MONTREAL - Children who grow up in the government system aren't equipped to live on their own at age 18, social workers told the Laurent commission on Wednesday.

Kids who were institutionalized or experienced trauma lose government resources when they become adults, said Destiny Gregoire, a former youth-in-care. They aren't equipped to make their own decisions because they never had the freedom to do so, she added.

"Unlike youth their same age, they do not get the same type of support when they live in a system that makes all their choices for them," she told the commission. "As an agency, we always tell them that we make choices in their best interest, but we never ask what they want, and we don't consult the youth and the families themselves. They are the experts of their own lives and are aware of their own needs."

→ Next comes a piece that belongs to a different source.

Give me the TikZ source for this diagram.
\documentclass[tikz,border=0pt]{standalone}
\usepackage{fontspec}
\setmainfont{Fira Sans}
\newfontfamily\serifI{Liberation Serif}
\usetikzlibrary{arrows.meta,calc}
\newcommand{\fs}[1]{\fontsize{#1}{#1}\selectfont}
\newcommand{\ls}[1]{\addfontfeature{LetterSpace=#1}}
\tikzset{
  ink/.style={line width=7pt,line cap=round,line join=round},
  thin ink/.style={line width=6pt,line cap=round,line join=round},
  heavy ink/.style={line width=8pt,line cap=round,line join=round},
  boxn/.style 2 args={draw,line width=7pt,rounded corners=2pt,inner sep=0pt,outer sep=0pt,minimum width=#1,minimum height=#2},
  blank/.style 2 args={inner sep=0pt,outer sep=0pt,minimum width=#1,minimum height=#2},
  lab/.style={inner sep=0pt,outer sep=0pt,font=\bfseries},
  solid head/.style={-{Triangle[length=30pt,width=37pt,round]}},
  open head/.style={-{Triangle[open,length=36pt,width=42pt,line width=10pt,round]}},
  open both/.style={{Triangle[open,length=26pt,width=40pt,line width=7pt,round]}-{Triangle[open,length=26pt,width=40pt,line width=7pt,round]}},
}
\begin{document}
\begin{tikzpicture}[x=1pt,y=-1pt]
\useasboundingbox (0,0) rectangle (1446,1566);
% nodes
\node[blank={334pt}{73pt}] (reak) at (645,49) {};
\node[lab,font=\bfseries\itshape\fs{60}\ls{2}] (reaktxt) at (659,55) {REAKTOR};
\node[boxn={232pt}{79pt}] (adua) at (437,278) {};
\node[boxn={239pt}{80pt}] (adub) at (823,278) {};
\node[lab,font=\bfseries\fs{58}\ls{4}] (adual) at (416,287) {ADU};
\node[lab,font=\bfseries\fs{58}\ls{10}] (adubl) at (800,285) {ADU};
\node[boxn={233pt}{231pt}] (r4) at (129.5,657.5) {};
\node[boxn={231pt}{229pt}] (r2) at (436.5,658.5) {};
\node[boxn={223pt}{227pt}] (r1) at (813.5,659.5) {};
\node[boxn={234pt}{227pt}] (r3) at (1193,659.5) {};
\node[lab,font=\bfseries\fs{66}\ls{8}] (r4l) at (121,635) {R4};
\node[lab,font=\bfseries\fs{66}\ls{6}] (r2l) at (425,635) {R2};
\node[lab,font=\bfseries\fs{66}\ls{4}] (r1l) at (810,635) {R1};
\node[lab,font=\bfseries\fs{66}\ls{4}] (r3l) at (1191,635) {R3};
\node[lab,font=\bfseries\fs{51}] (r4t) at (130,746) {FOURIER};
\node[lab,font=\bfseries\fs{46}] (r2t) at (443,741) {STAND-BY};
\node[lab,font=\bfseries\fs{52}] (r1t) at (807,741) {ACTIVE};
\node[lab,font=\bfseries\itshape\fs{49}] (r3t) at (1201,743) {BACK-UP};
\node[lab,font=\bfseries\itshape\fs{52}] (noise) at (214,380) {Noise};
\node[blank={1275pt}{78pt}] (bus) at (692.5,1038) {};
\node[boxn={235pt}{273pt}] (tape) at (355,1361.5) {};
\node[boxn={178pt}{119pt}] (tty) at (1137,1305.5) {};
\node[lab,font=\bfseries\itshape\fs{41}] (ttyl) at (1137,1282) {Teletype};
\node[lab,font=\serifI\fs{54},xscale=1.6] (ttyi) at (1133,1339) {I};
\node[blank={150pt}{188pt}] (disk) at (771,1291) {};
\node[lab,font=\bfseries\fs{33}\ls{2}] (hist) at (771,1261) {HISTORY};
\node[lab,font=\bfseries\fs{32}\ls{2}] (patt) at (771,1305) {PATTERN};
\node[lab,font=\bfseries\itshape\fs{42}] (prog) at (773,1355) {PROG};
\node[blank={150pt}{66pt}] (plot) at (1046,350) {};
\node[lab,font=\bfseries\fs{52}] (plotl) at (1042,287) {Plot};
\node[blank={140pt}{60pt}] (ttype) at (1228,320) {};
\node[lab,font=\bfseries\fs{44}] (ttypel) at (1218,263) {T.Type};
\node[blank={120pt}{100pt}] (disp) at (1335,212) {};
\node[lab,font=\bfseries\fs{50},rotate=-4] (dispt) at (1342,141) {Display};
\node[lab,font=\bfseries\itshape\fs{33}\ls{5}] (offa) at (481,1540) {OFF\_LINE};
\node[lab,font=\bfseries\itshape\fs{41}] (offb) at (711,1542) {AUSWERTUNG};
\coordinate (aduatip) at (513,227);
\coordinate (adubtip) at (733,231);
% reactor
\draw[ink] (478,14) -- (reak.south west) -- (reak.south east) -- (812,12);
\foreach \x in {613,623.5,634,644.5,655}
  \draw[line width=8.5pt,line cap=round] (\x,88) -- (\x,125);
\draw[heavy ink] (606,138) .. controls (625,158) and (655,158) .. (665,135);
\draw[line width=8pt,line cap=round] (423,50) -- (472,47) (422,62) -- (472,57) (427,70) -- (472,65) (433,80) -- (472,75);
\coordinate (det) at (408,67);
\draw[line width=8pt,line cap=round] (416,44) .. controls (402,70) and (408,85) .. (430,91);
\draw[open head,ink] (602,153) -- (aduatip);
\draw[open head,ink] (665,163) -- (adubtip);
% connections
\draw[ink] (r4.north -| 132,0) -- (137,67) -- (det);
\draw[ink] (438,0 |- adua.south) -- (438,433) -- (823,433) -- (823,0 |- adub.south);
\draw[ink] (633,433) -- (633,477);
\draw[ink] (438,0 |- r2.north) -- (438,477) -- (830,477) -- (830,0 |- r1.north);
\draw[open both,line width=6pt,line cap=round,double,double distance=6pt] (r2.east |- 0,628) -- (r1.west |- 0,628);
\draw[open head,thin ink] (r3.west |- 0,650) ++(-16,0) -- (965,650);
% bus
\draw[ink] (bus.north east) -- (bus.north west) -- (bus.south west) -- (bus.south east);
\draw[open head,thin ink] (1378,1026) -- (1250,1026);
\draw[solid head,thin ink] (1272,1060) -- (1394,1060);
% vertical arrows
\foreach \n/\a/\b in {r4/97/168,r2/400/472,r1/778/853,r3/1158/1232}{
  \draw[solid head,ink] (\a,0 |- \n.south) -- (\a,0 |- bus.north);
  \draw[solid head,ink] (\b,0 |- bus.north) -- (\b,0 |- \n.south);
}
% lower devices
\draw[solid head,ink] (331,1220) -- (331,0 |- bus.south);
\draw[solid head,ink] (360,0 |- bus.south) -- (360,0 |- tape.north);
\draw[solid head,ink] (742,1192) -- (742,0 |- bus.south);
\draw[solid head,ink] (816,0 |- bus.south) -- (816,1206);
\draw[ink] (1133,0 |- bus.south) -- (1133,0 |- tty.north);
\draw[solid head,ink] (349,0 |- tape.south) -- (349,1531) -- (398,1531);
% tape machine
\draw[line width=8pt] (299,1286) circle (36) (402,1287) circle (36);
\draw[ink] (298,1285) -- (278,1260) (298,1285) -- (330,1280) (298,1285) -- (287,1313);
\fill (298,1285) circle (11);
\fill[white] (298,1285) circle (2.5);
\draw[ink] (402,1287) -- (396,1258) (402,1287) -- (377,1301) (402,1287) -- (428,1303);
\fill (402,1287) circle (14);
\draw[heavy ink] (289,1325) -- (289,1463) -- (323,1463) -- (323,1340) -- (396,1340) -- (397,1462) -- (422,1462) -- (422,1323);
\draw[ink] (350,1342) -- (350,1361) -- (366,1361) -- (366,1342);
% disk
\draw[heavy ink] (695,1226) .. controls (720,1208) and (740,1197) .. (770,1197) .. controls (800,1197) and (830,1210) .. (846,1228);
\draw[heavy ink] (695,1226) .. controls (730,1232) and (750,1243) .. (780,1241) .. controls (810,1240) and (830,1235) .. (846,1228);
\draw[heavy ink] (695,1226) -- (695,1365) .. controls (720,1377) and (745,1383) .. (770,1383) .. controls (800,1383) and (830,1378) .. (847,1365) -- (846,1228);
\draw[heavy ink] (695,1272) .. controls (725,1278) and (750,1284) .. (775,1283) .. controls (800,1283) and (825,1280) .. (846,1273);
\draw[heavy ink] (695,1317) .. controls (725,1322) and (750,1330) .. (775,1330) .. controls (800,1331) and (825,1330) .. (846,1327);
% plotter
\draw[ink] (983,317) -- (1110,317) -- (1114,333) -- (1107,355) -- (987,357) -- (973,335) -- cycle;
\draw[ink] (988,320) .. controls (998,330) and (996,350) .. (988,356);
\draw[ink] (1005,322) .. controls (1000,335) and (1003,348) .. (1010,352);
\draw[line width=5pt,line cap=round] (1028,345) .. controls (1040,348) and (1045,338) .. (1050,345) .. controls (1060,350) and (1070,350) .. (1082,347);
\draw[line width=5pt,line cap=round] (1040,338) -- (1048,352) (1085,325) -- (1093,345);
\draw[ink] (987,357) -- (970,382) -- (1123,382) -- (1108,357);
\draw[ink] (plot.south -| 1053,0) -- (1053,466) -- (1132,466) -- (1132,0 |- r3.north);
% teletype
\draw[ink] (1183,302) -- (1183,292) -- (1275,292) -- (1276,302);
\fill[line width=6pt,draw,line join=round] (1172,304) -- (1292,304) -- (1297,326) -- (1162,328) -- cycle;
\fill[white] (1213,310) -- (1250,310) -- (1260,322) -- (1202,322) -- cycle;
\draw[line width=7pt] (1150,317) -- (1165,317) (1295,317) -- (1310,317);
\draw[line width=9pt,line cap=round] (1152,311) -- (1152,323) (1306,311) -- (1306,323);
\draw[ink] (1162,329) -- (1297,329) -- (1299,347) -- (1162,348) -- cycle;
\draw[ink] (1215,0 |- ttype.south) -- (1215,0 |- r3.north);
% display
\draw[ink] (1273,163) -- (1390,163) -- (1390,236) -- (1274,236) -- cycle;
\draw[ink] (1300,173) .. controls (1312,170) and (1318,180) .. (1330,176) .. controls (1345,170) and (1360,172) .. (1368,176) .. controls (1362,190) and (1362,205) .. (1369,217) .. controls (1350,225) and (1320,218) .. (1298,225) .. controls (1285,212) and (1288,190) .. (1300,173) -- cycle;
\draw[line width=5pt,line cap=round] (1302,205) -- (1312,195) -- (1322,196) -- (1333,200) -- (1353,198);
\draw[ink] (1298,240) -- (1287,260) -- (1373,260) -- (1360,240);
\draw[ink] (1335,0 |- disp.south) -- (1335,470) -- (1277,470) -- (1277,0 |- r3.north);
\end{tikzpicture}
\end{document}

Provincial standards are needed for 18 to 25-year-olds who leave care, the commission heard. That demographic needs regular mentoring and support and a monthly income to help them while they try to get an education. Even something as simple as waiving CEGEP application fees could help a young adult who's struggling to make ends meet, social workers told the commission.

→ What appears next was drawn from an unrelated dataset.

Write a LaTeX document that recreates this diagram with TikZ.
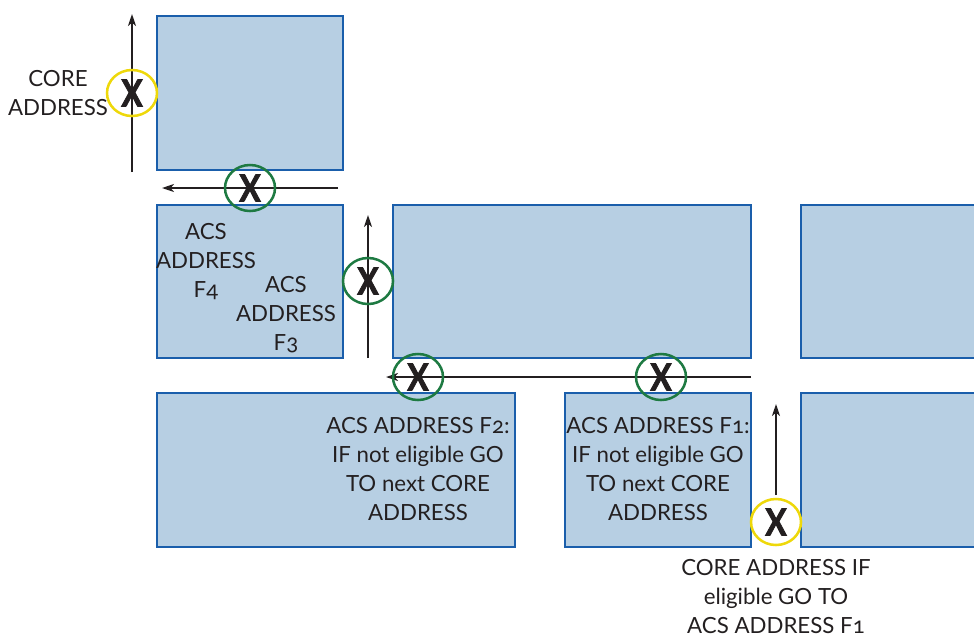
\documentclass[tikz,border=0pt]{standalone}
\usepackage{fontspec}
\setmainfont{Lato}
\newfontfamily\osf[Numbers=OldStyle]{Lato}
\newfontfamily\xfont[FakeBold=2.5]{Lato}
\usetikzlibrary{shapes.geometric,arrows.meta}
\definecolor{boxfill}{HTML}{B7CFE3}
\definecolor{boxline}{HTML}{1A5EAB}
\definecolor{ringyellow}{HTML}{EED80A}
\definecolor{ringgreen}{HTML}{1E7A42}
\definecolor{ink}{HTML}{231F20}
\tikzset{
  block/.style={fill=boxfill,draw=boxline,line width=1.5pt},
  flow/.style={draw=ink,line width=1.5pt,-{Stealth[length=9pt,width=6pt,inset=2.5pt]}},
  ring/.style={ellipse,draw=#1,line width=1.9pt,minimum width=37.5pt,minimum height=34.5pt,inner sep=0pt,
     text=ink,font=\xfont\bfseries\fontsize{28}{28}\selectfont},
  lbl/.style={text=ink,align=center,font=\fontsize{16.7}{21.75}\selectfont,inner sep=0pt}
}
\begin{document}
\begin{tikzpicture}[x=0.75pt,y=-0.75pt]
\useasboundingbox (0,0) rectangle (974,637);
\clip (0,0) rectangle (974,637);
% boxes
\path[block] (157,16) rectangle (343,170);
\path[block] (157,205) rectangle (343,358);
\path[block] (393,205) rectangle (751,358);
\path[block] (801,205) rectangle (990,358);
\path[block] (157,393) rectangle (515,547);
\path[block] (565,393) rectangle (751,547);
\path[block] (801,393) rectangle (990,547);
% arrow end points
\coordinate (a1s) at (132,172); \coordinate (a1e) at (132,14);
\coordinate (a2s) at (338,188); \coordinate (a2e) at (162,188);
\coordinate (a3s) at (368,358); \coordinate (a3e) at (368,215);
\coordinate (a4s) at (751,377); \coordinate (a4e) at (386,377);
\coordinate (a5s) at (776,495); \coordinate (a5e) at (776,404);
\draw[flow] (a1s) -- (a1e);
\draw[flow] (a2s) -- (a2e);
\draw[flow] (a3s) -- (a3e);
\draw[flow] (a4s) -- (a4e);
\draw[flow] (a5s) -- (a5e);
% rings
\node[ring=ringyellow] (y1) at (132,93) {\scalebox{0.85}[1]{X}};
\node[ring=ringgreen] (g1) at (250,188) {\scalebox{0.85}[1]{X}};
\node[ring=ringgreen] (g2) at (368,281) {\scalebox{0.85}[1]{X}};
\node[ring=ringgreen] (g3) at (418,377) {\scalebox{0.85}[1]{X}};
\node[ring=ringgreen] (g4) at (661,377) {\scalebox{0.85}[1]{X}};
\node[ring=ringyellow] (y2) at (776,522) {\scalebox{0.85}[1]{X}};
% labels
\node[lbl] (t1) at (58,93) {CORE\\ADDRESS};
\node[lbl] (t2) at (206,262) {ACS\\ADDRESS\\F{\osf 4}};
\node[lbl] (t3) at (286,315) {ACS\\ADDRESS\\F{\osf 3}};
\node[lbl] (t4) at (418,469) {ACS ADDRESS F{\osf 2}:\\IF not eligible GO\\TO next CORE\\ADDRESS};
\node[lbl] (t5) at (658,469) {ACS ADDRESS F{\osf 1}:\\IF not eligible GO\\TO next CORE\\ADDRESS};
\node[lbl] (t6) at (776,597) {CORE ADDRESS IF\\eligible GO TO\\ACS ADDRESS F{\osf 1}};
\end{tikzpicture}
\end{document}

Marjorie Villefranche, from the Maison d'Haiti, told the commission the Haitian community is over-represented in the youth-care system. She said racial profiling and discrimination doesn't only exist in policing; it exists in the youth protection system too.

The Laurent commission was established in the aftermath of the death of a young girl in Granby. The 7-year-old was allegedly abused and neglected before she died. Her stepmother has been charged with second-degree murder and her father with criminal negligence causing death.

Her death highlighted systemic problems in Quebec's youth protection system. The Laurent commission's mandate is to examine those systems, identify issues and make recommendations.